In this introductory chapter, we will formally introduce the main variants of the traveling salesman problem, symmetric and asymmetric, explain a very useful graph-theoretic view based on Euler’s theorem, and describe the classical simple approximation algorithms: Christofides’ algorithm and the cycle cover algorithm.
We also introduce basic notation, in particular from graph theory, and some fundamental combinatorial optimization problems.
A major step towards the first constant-factor approximation algorithm for the Asymmetric TSP was made by Svensson. He devised a constant-factor approximation algorithm for Asymmetric Graph TSP, which is the special case of the Asymmetric TSP with c(e)=1 for all e ∈ E.
In this chapter, we present Svensson’s algorithm for the Asymmetric Graph TSP. We also incorporate some improvements, from Traub and Vygen, who gave a variant of Svensson’s algorithm with improved approximation ratio. Moreover, we present an improved algorithm for finding a graph subtour cover, which is the main subroutine of Svensson’s algorithm. Overall, we will obtain an approximation ratio of 8+ε for Asymmetric Graph TSP, for every ε>0.
Almost all techniques presented in this chapter will be used again in Chapters 7 and 8 for the general Asymmetric TSP.
The random sampling approach described in Chapter 5 for the Asymmetric TSP has also been used successfully for the Symmetric TSP. First, Oveis Gharan, Saberi, and Singh obtained the first algorithm with approximation ratio less than 3/2 for Graph TSP. More recently, Karlin, Klein, and Oveis Gharan proved that essentially the same algorithm has approximation ratio less than 3/2 for the general Symmetric TSP.
The algorithm is simple, but its analysis is very complicated. While for Graph TSP we know simpler and better algorithms today (see Chapters 12 and 13), the random sampling algorithm is still the best-known approximation algorithm for Symmetric TSP.

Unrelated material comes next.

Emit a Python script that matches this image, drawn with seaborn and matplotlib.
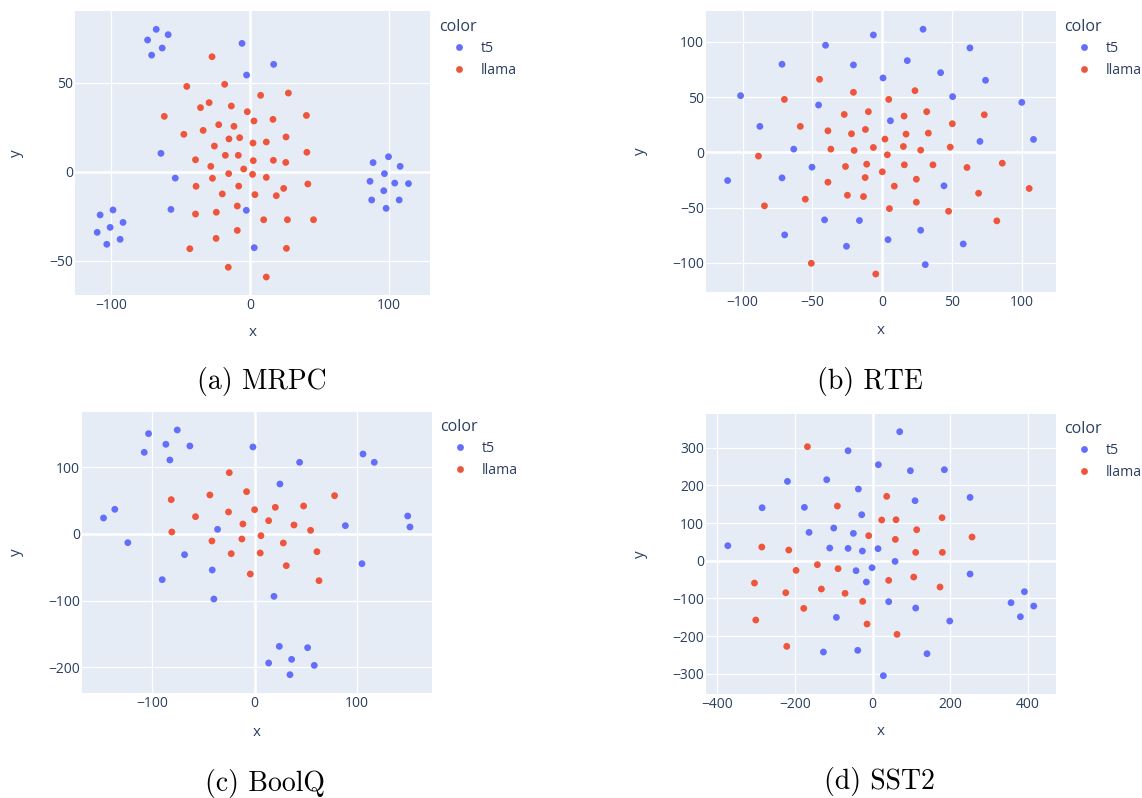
import pandas as pd
import matplotlib
matplotlib.use('Agg')
import matplotlib.pyplot as plt
import seaborn as sns

# t-SNE points (t5 / llama)
mrpc_t5_x = [-67.5, -58.9, -73.7, -63.2, -70.8, -5.7, -2.4, -64.1, -53.8, -56.9, -2.6,
             -107.9, -98.6, -91.4, -100.7, -110.0, -93.5, -103.1, 17.1, 3.1,
             99.8, 88.7, 108.2, 96.9, 86.5, 104.3, 114.2, 96.4, 87.7, 107.5, 98.1]
mrpc_t5_y = [80.0, 77.0, 74.0, 69.5, 65.5, 72.1, 54.3, 10.3, -3.6, -21.2, -21.7,
             -24.3, -21.5, -28.5, -31.3, -34.1, -38.0, -40.8, 60.3, -42.7,
             8.4, 5.1, 3.0, -1.1, -5.4, -6.4, -6.7, -10.7, -15.9, -15.9, -20.6]
mrpc_llama_x = [-27.3, -18.2, -45.5, -29.4, -35.6, -13.4, -1.9, -61.7, -22.5, -11.5, -33.7,
                -47.6, -7.4, -15.1, -25.6, -17.7, -8.4, -39.2, -28.2, -4.5, -15.3, -27.0,
                -38.8, -8.1, -19.9, -9.1, -24.2, -39.2, -9.1, -24.4, -43.3, -15.6,
                7.7, 27.7, 2.9, 16.6, 40.7, 2.2, 11.8, 26.0, 2.4, 16.9, 25.8, 41.0,
                1.9, 11.8, 3.6, 19.0, 24.3, 41.7, 9.9, 27.0, 45.8, 26.3, 11.8]
mrpc_llama_y = [64.6, 49.1, 47.9, 38.8, 36.0, 36.9, 33.7, 31.1, 26.4, 25.5, 23.2,
                21.0, 19.1, 18.4, 14.4, 9.2, 9.2, 6.7, 3.0, 1.5, -1.1, -3.7,
                -8.2, -8.1, -12.5, -19.3, -22.8, -23.8, -33.0, -37.5, -43.3, -53.7,
                42.9, 44.2, 28.5, 29.4, 31.6, 16.1, 16.7, 19.5, 6.2, 6.4, 5.2, 10.9,
                -1.5, -3.2, -12.9, -13.5, -9.4, -6.9, -27.0, -27.0, -27.0, -43.1, -59.2]

rte_t5_x = [-40.5, -71.7, -20.5, -101.4, -45.5, -87.6, -63.3, -50.2, -110.7, -71.7, -41.2,
            -16.2, -69.8, -25.5, -6.2, 29.4, 18.1, 63.0, 42.0, 0.7, 74.2, 50.6, 100.2,
            6.0, 70.2, 108.6, 44.4, 27.7, 4.3, 58.2, 31.0]
rte_t5_y = [97.0, 79.8, 79.2, 51.4, 42.9, 23.6, 3.0, -13.3, -25.4, -23.0, -61.0,
            -61.6, -74.6, -84.9, 106.3, 111.5, 83.1, 94.6, 72.2, 67.4, 65.3, 50.5, 45.3,
            28.7, 10.0, 11.8, -30.2, -70.4, -78.9, -82.8, -101.5]
rte_llama_x = [-44.8, -20.5, -70.0, -9.8, -27.1, -58.6, -38.8, -11.9, -21.9, -36.7, -20.0,
               -88.6, -11.0, -26.2, -12.1, -38.8, -55.0, -24.8, -13.3, -84.3, -50.7,
               23.6, 4.8, 15.8, 32.0, 73.3, 50.4, 2.1, 17.2, 33.2, -6.2, 15.3, 27.7,
               48.9, 3.8, 16.0, 36.5, 60.9, 86.2, 0.2, 8.8, 24.6, 69.2, 105.5, 24.6,
               5.3, 47.7, 82.3, -4.5]
rte_llama_y = [66.2, 54.4, 48.0, 36.9, 34.4, 23.6, 19.6, 20.8, 16.9, 3.0, 1.8,
               -3.3, -10.6, -12.7, -22.7, -26.9, -42.3, -38.7, -39.9, -48.3, -100.3,
               55.9, 48.0, 32.9, 36.9, 34.1, 26.0, 12.1, 16.6, 17.5, 4.5, 5.4, 2.1,
               4.8, -2.1, -11.2, -11.2, -13.6, -9.7, -17.5, -30.5, -24.2, -36.9, -32.6, -45.0,
               -50.8, -53.2, -61.9, -110.0]

boolq_t5_x = [-103.4, -75.4, -86.5, -107.6, -63.1, -82.6, -1.6, -147.3, -136.3, -123.6,
              -36.1, -68.3, -41.3, -90.1, -39.7, 105.7, 116.7, 43.9, 24.7, 149.3, 151.5,
              88.5, 104.7, 18.9, 24.1, 51.7, 36.1, 13.7, 58.2, 34.5]
boolq_t5_y = [150.5, 156.0, 134.5, 122.5, 132.0, 111.0, 130.5, 24.0, 37.0, -13.0,
              7.0, -31.0, -54.0, -68.5, -97.5, 120.0, 107.5, 107.5, 75.0, 27.0, 10.5,
              12.5, -44.5, -93.5, -168.5, -170.5, -188.0, -193.5, -197.0, -211.0]
boolq_llama_x = [-24.7, -7.8, -43.6, -81.3, -25.4, 0.0, -57.6, -11.4, -80.7, -12.4, -41.6,
                 -22.8, -4.2, 78.0, 20.2, 47.8, 13.7, 38.4, 54.6, 6.2, 28.0, 5.5, 60.8,
                 30.9, 62.8]
boolq_llama_y = [92.0, 63.5, 58.5, 51.5, 33.0, 36.5, 26.0, 15.0, 3.0, -7.5, -10.5,
                 -29.5, -60.0, 57.5, 40.0, 42.0, 20.0, 13.5, 5.5, -2.5, -13.5, -28.5, -26.5,
                 -47.5, -70.0]

sst2_t5_x = [-63.5, -219.7, -118.5, -36.9, -285.0, -176.0, -28.3, -100.4, -164.0, -49.8,
             -373.4, -110.7, -63.5, -26.6, -42.9, -16.3, -93.6, -127.0, -38.6,
             69.6, 14.6, 97.1, 184.7, 109.1, 250.9, 13.7, 57.6, -1.7, 250.9, 41.2,
             110.8, 198.5, 391.0, 356.5, 415.0, 380.6, 140.0, 27.5]
sst2_t5_y = [292.0, 210.6, 215.0, 190.3, 140.7, 141.6, 122.1, 86.7, 75.2, 72.6,
             39.8, 33.6, 32.7, 25.7, -26.5, -56.6, -150.4, -242.5, -238.0,
             342.5, 254.9, 238.9, 241.6, 159.3, 168.1, 31.9, -1.8, -18.6, -35.4, -108.8,
             -125.7, -160.2, -82.3, -111.5, -120.4, -148.7, -246.9, -305.3]
sst2_llama_x = [-168.2, -91.0, -10.3, -285.8, -216.3, -142.5, -197.4, -89.3, -304.7, -224.0,
                -132.2, -71.2, -25.8, -177.7, -301.3, -14.6, -221.5,
                36.1, 23.2, 60.1, 178.7, 113.4, 58.4, 256.0, 110.8, 179.6, 41.2, 105.7,
                173.5, 62.7]
sst2_llama_y = [302.7, 145.1, 66.4, 36.3, 28.3, -10.6, -25.7, -21.2, -59.3, -85.0,
                -75.2, -86.7, -108.0, -126.5, -157.5, -168.1, -227.4,
                170.8, 108.0, 108.8, 114.2, 82.3, 56.6, 62.8, 22.1, 22.1, -52.2, -43.4,
                -69.9, -195.6]

captions = ['(a) MRPC', '(b) RTE', '(c) BoolQ', '(d) SST2']

W, H = 1142, 798
TXT = '#2a3f5f'
sns.set_style('darkgrid', {'axes.facecolor': '#E5ECF6', 'grid.color': 'white',
                           'axes.edgecolor': 'none'})
plt.rcParams['font.family'] = ['Open Sans', 'DejaVu Sans']
plt.rcParams['text.color'] = TXT

fig = plt.figure(figsize=(W / 100, H / 100), dpi=100)


def panel(t5x, t5y, lx, ly, box, xlim, ylim, xticks, yticks, leg, xlab, ylab_x):
    l, t, r, b = box
    ax = fig.add_axes([l / W, 1 - b / H, (r - l) / W, (b - t) / H])
    df = pd.DataFrame({
        'x': t5x + lx,
        'y': t5y + ly,
        'color': ['t5'] * len(t5x) + ['llama'] * len(lx),
    })
    sns.scatterplot(data=df, x='x', y='y', hue='color', hue_order=['t5', 'llama'],
                    palette={'t5': '#636EFA', 'llama': '#EF553B'},
                    s=24, linewidth=0, ax=ax, zorder=3)
    ax.set_xlim(*xlim)
    ax.set_ylim(*ylim)
    ax.set_xticks(xticks)
    ax.set_yticks(yticks)
    ax.grid(True, color='white', linewidth=0.9)
    ax.axhline(0, color='white', linewidth=1.8, zorder=2)
    ax.axvline(0, color='white', linewidth=1.8, zorder=2)
    ax.tick_params(length=0, labelsize=10, colors=TXT)
    ax.tick_params(axis='x', pad=2.5)
    ax.tick_params(axis='y', pad=1.5)
    for s in ax.spines.values():
        s.set_visible(False)

    ax.set_xlabel('x', fontsize=11, color=TXT)
    ax.set_ylabel('y', fontsize=11, color=TXT)
    ax.xaxis.label.set_va('center')
    ax.yaxis.label.set_va('center')
    ax.xaxis.set_label_coords(0.5, (b - xlab) / (b - t))
    ax.yaxis.set_label_coords((ylab_x - l) / (r - l), 0.5)

    sns.move_legend(ax, 'upper left', bbox_to_anchor=(leg[0] / W, 1 - leg[1] / H),
                    bbox_transform=fig.transFigure, frameon=False, title='color',
                    fontsize=10.2, title_fontsize=11.5, borderaxespad=0, borderpad=0,
                    handlelength=2.8, handletextpad=0.12, labelspacing=0.45,
                    markerscale=1.0)
    lg = ax.get_legend()
    lg._legend_box.align = 'left'
    for txt in lg.get_texts():
        txt.set_color(TXT)
    lg.get_title().set_color(TXT)
    return ax


panel(mrpc_t5_x, mrpc_t5_y, mrpc_llama_x, mrpc_llama_y,
      (75, 11, 430, 295), (-126, 129.7), (-69.3, 90.3),
      [-100, 0, 100], [-50, 0, 50], (439, 19), 333, 16.7)
panel(rte_t5_x, rte_t5_y, rte_llama_x, rte_llama_y,
      (706, 11, 1055.7, 291.7), (-126.2, 124.5), (-126, 128),
      [-100, -50, 0, 50, 100], [-100, -50, 0, 50, 100], (1064, 19), 330, 640.7)
panel(boolq_t5_x, boolq_t5_y, boolq_llama_x, boolq_llama_y,
      (82.3, 412.3, 431.7, 692.7), (-168, 172.7), (-238, 182.5),
      [-100, 0, 100], [-200, -100, 0, 100], (440, 419), 732, 16.7)
panel(sst2_t5_x, sst2_t5_y, sst2_llama_x, sst2_llama_y,
      (706, 414, 1055.7, 694), (-429.6, 471.6), (-353.9, 389.5),
      [-400, -200, 0, 200, 400], [-300, -200, -100, 0, 100, 200, 300], (1064, 421),
      731.7, 640.7)

cap_pos = [(262, 382), (870, 382), (265, 783), (879, 782)]
for cap, (cx, cy) in zip(captions, cap_pos):
    fig.text(cx / W, 1 - cy / H, cap, ha='center', va='center', fontsize=20,
             family='cmr10', color='black')

fig.savefig('out.png', dpi=100)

The algorithm samples a spanning tree from an (approximately) marginal-preserving λ-uniform distribution and then proceeds with parity correction like Christofides’ algorithm. After briefly discussing the analysis for Graph TSP, we present the first part of the analysis by Karlin, Klein, and Oveis Gharan, with some simplifications suggested by Drees. The main point is to reduce the set of relevant cuts that need to be considered to bound the cost of parity correction and obtain a nice structure that will be exploited in Chapter 11.